Lussuria’s works have always been defined by their intricate construction, and Under Crumbled Stairs is no different. Here, Jim Mroz descends once more into the darkness of the human mind to unearth something terrifying. The main guide is the dark ambient lineage, but Mroz further expands the scope. The scenery is augmented via musique concrete methodologies, where samples and fragments of reality add depth. The electronic backbone is strengthened through the usual industrial applications, but dark techno motifs also arise from the shadows. But, it is Lussuria’s restrained approach that clinches this work. It is an ability to produce something challenging while retaining a minimal point of view.
Apart from the obvious, this being the collaboration between two legends of the broader electronic sphere, Extinct displays a transformative process. Not so much on the side of the audience, but on the side of the creators. The interaction between Merzbow’s noise and Meat Beat Manifesto’s IDM is not static, it deeply affects the two creators. As the two long-form compositions unfold one entity devours the other, spits it back out but it is no longer the same. The beats of MBM carry the power electronics of Merzbow, and through the latter’s noise applications, a decapitated rhythmic structure is born. It makes Extinct a unique and transformative release on both artists’ stellar discographies.
Fir - De Stilte van God
Tour de Garde, 2024
The Spectre has departed (at least for a moment) the Old Tower and is now roaming in the black metal fields of Fir. The project’s debut, De Stilte van God is a return to the ‘90s Scandinavian scene and its grim demeanor.

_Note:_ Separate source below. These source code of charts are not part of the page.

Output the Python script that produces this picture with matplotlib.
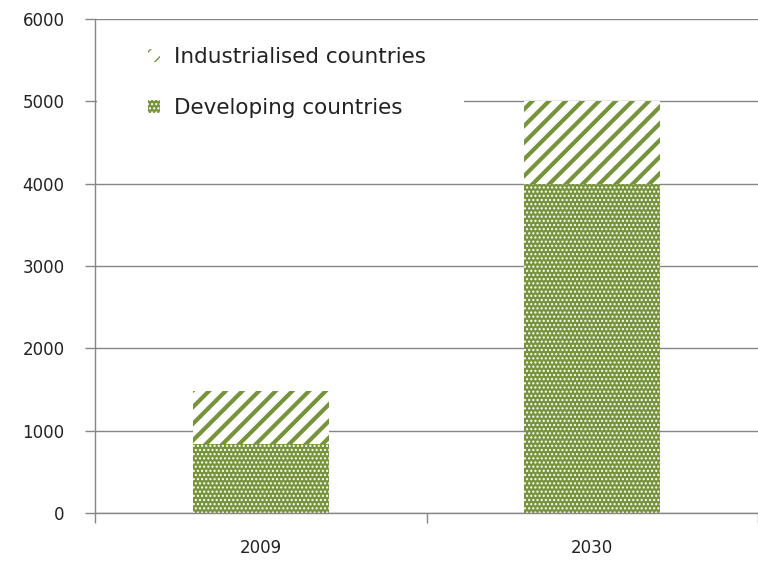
import matplotlib
matplotlib.use("Agg")
import matplotlib.pyplot as plt
from matplotlib.patches import Rectangle

categories = ["2009", "2030"]
developing = [840, 3990]
industrialised = [640, 1010]
series_labels = ["Industrialised countries", "Developing countries"]
yticks = [0, 1000, 2000, 3000, 4000, 5000, 6000]

green = "#77933C"
grey = "#868686"

fig = plt.figure(figsize=(7.58, 5.61), dpi=100)
ax = fig.add_axes([95/758, 48/561, 663/758, 494/561])

x = list(range(len(categories)))
w = 0.41
b_dev = ax.bar(x, developing, width=w, color=green, edgecolor="white",
               hatch="....", linewidth=0, zorder=2)
b_ind = ax.bar(x, industrialised, width=w, bottom=developing, color="white",
               edgecolor=green, hatch="//", linewidth=0, zorder=2)
for p in b_dev:
    try:
        p.set_hatch_linewidth(1.0)
    except Exception:
        pass
for p in b_ind:
    try:
        p.set_hatch_linewidth(3.0)
    except Exception:
        pass

ax.set_xlim(-0.5, 1.5)
ax.set_ylim(0, 6000)
ax.set_yticks(yticks)
ax.set_yticklabels([str(v) for v in yticks])
ax.set_xticks([-0.5, 0.5, 1.5])
ax.set_xticklabels([])
ax.set_xticks(x, minor=True)
ax.set_xticklabels(categories, minor=True)
ax.tick_params(axis="x", which="major", length=7, color=grey, width=1, direction="out")
ax.tick_params(axis="x", which="minor", length=0, pad=19, labelsize=12, labelcolor="#222222")
ax.tick_params(axis="y", length=7, color=grey, width=1, pad=15, labelsize=12, labelcolor="#222222")

ax.set_axisbelow(True)
ax.yaxis.grid(True, color=grey, linewidth=1)
for s in ["top", "right"]:
    ax.spines[s].set_visible(False)
for s in ["left", "bottom"]:
    ax.spines[s].set_color(grey)
    ax.spines[s].set_linewidth(1)

# white legend area covering grid
ax.add_patch(Rectangle((0.003, (513-135)/494), (464-97)/663, (135-30)/494,
                       transform=ax.transAxes, facecolor="white", edgecolor="none", zorder=1))

leg = ax.legend([b_ind[0], b_dev[0]], series_labels, loc="upper left",
                bbox_to_anchor=((148-95)/663, (513-47)/494), frameon=False,
                borderpad=0, borderaxespad=0, handlelength=0.55, handleheight=0.55,
                handletextpad=0.65, labelspacing=1.45, fontsize=15.5)
for t in leg.get_texts():
    t.set_color("#222222")

fig.savefig("out.png", dpi=100)
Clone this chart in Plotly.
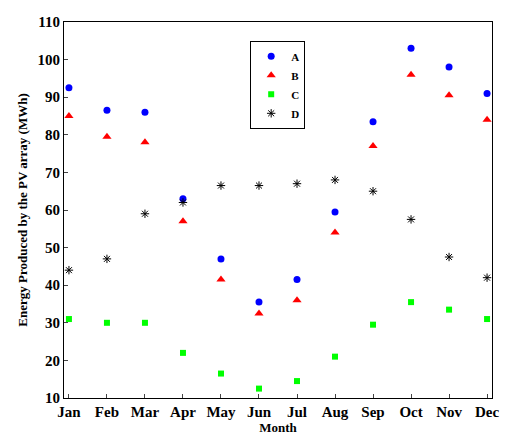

The fury of “Morgenster” is bright and intense, while the sorrow of “Laatste Licht” runs deep. Still, the shadow of the Old Tower looms over De Stilte van God, and Fir traverse the dark ambient space, but they never lose sight of their lunar black metal.
Spectral Voice - Sparagmos
Dark Descent, 2024
Sure, crushing riffs and unearthly vocals are always cool. But, on their own, they are not enough. For Spectral Voice this fact was always obvious, and it resulted in one of the best death/doom records of the past decade in Eroding Corridors of Undoing. Now, they surpass their previous feat with a deeply disturbing and astute work in Sparagmos. Much like its namesake, the listening experience is excruciating. It feels like slowly being ripped apart by the droning melodies, the endless echoes, the harrowing psychedelic tinges, and the dark ambient spaces. It is final and inescapable.